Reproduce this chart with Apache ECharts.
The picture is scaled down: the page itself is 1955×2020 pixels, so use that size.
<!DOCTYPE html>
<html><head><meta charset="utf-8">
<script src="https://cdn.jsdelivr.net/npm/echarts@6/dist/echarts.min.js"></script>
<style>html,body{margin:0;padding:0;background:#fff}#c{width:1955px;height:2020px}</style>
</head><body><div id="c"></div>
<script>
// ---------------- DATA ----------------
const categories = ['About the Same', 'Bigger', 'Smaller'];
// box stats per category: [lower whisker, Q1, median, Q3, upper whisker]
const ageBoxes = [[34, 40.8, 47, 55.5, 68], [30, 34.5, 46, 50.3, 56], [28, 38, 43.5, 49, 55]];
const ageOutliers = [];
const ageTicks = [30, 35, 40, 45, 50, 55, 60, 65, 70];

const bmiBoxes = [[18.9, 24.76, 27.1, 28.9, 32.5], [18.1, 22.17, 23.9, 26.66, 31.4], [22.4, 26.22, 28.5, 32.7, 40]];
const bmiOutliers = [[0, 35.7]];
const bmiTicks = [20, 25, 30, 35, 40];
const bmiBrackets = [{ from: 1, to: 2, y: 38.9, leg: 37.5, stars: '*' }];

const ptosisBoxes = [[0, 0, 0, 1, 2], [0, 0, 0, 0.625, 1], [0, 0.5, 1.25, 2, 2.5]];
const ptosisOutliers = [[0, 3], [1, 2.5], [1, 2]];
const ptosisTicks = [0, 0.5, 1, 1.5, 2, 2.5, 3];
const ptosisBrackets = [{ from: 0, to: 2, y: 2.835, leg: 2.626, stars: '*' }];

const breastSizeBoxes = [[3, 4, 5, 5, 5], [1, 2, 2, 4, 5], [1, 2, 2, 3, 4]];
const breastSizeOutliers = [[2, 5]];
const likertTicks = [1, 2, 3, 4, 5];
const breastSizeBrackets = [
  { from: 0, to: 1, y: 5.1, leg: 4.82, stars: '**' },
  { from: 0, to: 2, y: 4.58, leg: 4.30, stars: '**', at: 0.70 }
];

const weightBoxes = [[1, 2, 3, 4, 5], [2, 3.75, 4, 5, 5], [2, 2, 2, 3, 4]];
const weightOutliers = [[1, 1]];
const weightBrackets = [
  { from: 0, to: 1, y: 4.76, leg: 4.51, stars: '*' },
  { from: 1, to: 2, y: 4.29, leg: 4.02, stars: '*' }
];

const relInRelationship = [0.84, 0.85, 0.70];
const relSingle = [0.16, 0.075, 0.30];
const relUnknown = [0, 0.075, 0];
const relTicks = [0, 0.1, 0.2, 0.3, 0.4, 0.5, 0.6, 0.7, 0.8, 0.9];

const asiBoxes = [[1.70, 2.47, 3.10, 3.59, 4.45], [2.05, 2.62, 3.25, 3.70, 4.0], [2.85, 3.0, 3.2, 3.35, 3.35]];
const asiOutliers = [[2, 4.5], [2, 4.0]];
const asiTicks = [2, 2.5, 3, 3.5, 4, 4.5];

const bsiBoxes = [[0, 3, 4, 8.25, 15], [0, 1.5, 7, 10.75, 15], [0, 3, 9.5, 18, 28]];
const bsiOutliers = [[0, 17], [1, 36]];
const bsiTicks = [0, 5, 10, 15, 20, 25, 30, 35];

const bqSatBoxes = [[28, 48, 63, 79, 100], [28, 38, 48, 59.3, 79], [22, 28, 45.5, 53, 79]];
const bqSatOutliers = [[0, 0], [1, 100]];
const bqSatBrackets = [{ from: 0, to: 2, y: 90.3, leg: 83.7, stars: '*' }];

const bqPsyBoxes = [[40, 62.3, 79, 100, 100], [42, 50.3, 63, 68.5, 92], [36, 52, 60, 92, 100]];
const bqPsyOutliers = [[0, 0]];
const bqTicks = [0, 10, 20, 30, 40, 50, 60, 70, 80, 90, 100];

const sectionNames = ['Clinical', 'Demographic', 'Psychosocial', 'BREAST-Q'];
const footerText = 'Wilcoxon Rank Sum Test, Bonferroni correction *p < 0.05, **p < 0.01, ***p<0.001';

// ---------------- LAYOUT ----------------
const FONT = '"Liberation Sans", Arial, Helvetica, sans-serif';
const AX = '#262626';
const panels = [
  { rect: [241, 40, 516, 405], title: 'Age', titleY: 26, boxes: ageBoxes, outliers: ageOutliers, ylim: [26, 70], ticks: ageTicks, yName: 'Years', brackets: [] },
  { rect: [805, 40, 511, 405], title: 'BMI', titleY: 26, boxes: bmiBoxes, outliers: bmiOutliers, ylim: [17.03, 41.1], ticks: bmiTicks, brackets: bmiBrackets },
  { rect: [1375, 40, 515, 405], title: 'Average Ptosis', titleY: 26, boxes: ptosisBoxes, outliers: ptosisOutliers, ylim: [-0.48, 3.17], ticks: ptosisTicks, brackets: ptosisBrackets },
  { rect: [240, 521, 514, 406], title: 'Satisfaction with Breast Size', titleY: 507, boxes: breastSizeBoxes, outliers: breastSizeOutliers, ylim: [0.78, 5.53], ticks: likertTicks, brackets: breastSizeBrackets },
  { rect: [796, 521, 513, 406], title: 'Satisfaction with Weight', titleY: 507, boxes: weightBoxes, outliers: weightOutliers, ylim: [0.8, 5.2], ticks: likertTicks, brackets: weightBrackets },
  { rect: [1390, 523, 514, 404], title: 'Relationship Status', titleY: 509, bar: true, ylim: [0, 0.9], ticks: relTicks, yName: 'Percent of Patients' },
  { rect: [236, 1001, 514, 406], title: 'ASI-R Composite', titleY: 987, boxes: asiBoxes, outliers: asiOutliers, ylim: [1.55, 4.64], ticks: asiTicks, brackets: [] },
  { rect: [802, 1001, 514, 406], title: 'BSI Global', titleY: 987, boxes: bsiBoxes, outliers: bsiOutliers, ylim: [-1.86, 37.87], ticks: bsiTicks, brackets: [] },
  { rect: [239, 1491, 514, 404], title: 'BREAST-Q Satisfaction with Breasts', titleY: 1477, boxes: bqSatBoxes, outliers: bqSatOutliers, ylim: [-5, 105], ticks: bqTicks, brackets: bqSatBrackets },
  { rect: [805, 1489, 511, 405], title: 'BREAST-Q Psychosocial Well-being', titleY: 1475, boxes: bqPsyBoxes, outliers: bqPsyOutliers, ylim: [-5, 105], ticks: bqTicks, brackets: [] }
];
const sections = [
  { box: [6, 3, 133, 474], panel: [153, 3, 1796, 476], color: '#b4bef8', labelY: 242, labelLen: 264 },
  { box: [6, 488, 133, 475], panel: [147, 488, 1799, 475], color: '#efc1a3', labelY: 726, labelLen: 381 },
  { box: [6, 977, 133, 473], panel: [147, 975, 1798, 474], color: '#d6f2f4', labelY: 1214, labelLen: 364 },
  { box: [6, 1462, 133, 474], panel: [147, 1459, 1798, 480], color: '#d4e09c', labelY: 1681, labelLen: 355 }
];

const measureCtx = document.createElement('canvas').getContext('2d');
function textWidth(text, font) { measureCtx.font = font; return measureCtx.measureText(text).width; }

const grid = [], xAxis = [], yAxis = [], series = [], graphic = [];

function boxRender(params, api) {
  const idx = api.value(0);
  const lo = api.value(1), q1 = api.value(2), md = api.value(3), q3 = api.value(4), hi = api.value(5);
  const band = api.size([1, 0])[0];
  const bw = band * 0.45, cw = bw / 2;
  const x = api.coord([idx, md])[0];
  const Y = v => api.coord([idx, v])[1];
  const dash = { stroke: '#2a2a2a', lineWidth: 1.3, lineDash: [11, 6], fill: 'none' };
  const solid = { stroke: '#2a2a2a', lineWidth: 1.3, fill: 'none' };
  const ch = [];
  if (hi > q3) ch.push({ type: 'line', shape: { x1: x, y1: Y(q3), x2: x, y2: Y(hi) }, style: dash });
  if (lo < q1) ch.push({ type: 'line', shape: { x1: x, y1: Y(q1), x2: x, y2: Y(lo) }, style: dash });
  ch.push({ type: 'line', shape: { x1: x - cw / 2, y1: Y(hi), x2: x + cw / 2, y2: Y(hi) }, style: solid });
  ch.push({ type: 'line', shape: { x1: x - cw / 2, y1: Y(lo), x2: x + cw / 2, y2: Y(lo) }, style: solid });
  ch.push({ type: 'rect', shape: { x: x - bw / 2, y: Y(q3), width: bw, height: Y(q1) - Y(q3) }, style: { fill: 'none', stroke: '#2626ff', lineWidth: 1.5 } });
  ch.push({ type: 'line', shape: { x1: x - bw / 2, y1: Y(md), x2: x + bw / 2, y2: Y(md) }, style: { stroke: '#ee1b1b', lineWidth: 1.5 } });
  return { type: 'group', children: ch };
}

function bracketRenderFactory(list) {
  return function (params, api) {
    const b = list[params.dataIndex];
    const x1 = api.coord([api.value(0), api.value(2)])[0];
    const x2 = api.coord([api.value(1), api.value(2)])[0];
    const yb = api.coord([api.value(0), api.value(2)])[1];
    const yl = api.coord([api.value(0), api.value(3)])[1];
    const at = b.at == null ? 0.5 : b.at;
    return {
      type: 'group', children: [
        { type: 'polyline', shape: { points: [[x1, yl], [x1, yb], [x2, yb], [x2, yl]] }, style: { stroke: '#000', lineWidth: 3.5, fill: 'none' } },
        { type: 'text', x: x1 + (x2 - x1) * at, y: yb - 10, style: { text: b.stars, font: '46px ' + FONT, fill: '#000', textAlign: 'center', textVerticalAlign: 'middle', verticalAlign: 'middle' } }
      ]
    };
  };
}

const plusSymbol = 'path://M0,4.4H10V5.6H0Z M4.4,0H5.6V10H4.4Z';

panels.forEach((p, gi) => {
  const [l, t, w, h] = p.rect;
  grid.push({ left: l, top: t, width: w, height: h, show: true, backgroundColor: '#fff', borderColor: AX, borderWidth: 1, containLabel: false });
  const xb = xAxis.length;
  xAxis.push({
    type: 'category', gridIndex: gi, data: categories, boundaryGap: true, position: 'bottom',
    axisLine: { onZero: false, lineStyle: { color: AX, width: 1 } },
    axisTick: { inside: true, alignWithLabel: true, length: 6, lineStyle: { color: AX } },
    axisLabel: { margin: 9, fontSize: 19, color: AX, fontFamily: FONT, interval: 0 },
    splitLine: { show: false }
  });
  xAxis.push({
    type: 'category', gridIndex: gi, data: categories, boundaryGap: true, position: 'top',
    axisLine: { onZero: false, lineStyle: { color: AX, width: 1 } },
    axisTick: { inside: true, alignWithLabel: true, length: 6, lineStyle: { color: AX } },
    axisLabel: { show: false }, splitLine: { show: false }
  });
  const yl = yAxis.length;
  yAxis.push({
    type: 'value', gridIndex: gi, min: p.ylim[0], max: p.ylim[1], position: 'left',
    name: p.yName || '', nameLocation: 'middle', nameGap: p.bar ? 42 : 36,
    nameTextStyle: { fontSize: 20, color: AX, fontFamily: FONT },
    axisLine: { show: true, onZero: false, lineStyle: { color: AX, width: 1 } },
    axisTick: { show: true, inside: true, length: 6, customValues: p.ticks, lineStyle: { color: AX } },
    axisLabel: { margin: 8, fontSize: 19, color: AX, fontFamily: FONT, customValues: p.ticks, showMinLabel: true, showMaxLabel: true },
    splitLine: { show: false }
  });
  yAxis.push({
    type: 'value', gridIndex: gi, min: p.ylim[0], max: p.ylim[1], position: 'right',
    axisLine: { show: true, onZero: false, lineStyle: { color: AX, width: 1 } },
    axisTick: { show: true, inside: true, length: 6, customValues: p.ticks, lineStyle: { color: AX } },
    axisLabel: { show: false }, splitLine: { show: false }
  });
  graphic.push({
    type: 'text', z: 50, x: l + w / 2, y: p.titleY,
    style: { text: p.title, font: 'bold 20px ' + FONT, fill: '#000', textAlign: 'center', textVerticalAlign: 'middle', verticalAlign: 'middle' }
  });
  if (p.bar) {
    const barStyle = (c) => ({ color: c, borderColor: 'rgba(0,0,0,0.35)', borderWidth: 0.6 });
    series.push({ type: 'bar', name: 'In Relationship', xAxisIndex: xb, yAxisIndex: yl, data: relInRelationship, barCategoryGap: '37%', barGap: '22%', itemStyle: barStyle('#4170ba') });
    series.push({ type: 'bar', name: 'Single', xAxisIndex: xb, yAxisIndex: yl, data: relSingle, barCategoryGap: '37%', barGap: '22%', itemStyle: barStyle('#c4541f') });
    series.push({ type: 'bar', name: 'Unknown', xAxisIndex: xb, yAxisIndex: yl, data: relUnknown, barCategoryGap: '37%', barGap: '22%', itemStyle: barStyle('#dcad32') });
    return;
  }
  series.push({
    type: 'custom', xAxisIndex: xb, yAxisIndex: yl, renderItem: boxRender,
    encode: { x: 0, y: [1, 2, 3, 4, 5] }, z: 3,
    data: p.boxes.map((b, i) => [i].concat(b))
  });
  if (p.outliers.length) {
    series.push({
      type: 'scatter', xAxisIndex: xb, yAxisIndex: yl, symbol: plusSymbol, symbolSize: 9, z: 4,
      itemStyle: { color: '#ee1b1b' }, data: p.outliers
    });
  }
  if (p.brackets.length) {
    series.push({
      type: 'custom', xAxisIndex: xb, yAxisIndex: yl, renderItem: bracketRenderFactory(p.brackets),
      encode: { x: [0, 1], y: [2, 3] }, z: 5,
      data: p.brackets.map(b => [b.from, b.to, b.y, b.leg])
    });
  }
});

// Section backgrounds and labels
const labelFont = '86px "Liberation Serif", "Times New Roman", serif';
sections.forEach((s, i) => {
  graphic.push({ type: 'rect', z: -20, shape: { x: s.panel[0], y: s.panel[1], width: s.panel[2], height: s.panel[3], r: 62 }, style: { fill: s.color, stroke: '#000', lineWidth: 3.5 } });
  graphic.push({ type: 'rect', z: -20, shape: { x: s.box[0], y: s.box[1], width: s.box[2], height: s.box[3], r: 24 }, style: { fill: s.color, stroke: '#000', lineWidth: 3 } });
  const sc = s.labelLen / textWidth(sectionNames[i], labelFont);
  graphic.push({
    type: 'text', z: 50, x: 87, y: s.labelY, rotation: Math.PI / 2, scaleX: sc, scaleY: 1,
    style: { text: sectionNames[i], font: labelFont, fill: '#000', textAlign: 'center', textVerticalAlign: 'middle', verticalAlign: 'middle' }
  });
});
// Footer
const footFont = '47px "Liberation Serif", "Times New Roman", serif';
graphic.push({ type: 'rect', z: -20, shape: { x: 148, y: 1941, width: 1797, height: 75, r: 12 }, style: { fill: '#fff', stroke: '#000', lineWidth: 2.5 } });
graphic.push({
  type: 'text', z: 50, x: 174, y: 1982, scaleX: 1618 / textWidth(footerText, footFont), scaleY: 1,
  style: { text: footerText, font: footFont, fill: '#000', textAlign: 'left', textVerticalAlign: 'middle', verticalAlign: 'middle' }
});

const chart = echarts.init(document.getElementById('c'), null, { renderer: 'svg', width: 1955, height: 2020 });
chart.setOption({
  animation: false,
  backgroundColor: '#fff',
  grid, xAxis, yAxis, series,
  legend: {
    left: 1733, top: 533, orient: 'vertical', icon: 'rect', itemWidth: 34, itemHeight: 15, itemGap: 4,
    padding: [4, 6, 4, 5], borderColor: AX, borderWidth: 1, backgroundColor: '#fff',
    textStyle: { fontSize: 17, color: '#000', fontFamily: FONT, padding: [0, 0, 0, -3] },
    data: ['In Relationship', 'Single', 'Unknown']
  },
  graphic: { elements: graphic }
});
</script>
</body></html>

####

#### AIM OF THE TASK
Everything from the first line above through the line that contains "37.5, stars: '*'" should be duplicated exactly, please, and nothing beyond it.

#### OUTPUT
Reproduce this chart with Apache ECharts.
The picture is scaled down: the page itself is 1955×2020 pixels, so use that size.
<!DOCTYPE html>
<html><head><meta charset="utf-8">
<script src="https://cdn.jsdelivr.net/npm/echarts@6/dist/echarts.min.js"></script>
<style>html,body{margin:0;padding:0;background:#fff}#c{width:1955px;height:2020px}</style>
</head><body><div id="c"></div>
<script>
// ---------------- DATA ----------------
const categories = ['About the Same', 'Bigger', 'Smaller'];
// box stats per category: [lower whisker, Q1, median, Q3, upper whisker]
const ageBoxes = [[34, 40.8, 47, 55.5, 68], [30, 34.5, 46, 50.3, 56], [28, 38, 43.5, 49, 55]];
const ageOutliers = [];
const ageTicks = [30, 35, 40, 45, 50, 55, 60, 65, 70];

const bmiBoxes = [[18.9, 24.76, 27.1, 28.9, 32.5], [18.1, 22.17, 23.9, 26.66, 31.4], [22.4, 26.22, 28.5, 32.7, 40]];
const bmiOutliers = [[0, 35.7]];
const bmiTicks = [20, 25, 30, 35, 40];
const bmiBrackets = [{ from: 1, to: 2, y: 38.9, leg: 37.5, stars: '*' }];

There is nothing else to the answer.